• Problem: The exercise asks for every line of the data to be reproduced exactly.

• Recorded data:
— Start —
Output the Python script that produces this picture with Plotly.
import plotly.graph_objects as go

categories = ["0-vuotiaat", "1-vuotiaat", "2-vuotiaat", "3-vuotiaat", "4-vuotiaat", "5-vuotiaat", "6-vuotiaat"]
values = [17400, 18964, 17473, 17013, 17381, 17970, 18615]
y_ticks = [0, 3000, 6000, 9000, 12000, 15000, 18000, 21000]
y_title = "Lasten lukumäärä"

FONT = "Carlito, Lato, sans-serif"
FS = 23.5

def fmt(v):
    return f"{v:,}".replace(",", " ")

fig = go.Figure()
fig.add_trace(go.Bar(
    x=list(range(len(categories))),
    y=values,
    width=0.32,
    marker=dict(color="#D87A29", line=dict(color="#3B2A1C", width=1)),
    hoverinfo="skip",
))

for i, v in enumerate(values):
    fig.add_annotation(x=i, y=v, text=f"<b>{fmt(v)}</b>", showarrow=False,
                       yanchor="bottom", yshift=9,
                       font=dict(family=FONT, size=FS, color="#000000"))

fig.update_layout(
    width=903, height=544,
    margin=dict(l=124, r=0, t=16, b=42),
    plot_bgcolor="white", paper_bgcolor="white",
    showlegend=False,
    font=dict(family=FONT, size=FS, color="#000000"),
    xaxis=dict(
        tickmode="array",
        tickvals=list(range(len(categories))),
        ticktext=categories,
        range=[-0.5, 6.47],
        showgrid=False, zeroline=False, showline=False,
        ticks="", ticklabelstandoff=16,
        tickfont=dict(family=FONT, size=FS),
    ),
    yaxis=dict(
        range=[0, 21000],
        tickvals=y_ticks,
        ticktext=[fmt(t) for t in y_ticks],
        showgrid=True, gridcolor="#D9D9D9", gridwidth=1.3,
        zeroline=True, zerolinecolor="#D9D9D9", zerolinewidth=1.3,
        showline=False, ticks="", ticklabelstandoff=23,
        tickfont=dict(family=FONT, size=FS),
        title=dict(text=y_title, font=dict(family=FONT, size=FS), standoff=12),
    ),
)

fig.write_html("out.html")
— End —
• Response for this exercise:
Output the Python script that produces this picture with Plotly.
import plotly.graph_objects as go

categories = ["0-vuotiaat", "1-vuotiaat", "2-vuotiaat", "3-vuotiaat", "4-vuotiaat", "5-vuotiaat", "6-vuotiaat"]
values = [17400, 18964, 17473, 17013, 17381, 17970, 18615]
y_ticks = [0, 3000, 6000, 9000, 12000, 15000, 18000, 21000]
y_title = "Lasten lukumäärä"

FONT = "Carlito, Lato, sans-serif"
FS = 23.5

def fmt(v):
    return f"{v:,}".replace(",", " ")

fig = go.Figure()
fig.add_trace(go.Bar(
    x=list(range(len(categories))),
    y=values,
    width=0.32,
    marker=dict(color="#D87A29", line=dict(color="#3B2A1C", width=1)),
    hoverinfo="skip",
))

for i, v in enumerate(values):
    fig.add_annotation(x=i, y=v, text=f"<b>{fmt(v)}</b>", showarrow=False,
                       yanchor="bottom", yshift=9,
                       font=dict(family=FONT, size=FS, color="#000000"))

fig.update_layout(
    width=903, height=544,
    margin=dict(l=124, r=0, t=16, b=42),
    plot_bgcolor="white", paper_bgcolor="white",
    showlegend=False,
    font=dict(family=FONT, size=FS, color="#000000"),
    xaxis=dict(
        tickmode="array",
        tickvals=list(range(len(categories))),
        ticktext=categories,
        range=[-0.5, 6.47],
        showgrid=False, zeroline=False, showline=False,
        ticks="", ticklabelstandoff=16,
        tickfont=dict(family=FONT, size=FS),
    ),
    yaxis=dict(
        range=[0, 21000],
        tickvals=y_ticks,
        ticktext=[fmt(t) for t in y_ticks],
        showgrid=True, gridcolor="#D9D9D9", gridwidth=1.3,
        zeroline=True, zerolinecolor="#D9D9D9", zerolinewidth=1.3,
        showline=False, ticks="", ticklabelstandoff=23,
        tickfont=dict(family=FONT, size=FS),
        title=dict(text=y_title, font=dict(family=FONT, size=FS), standoff=12),
    ),
)

fig.write_html("out.html")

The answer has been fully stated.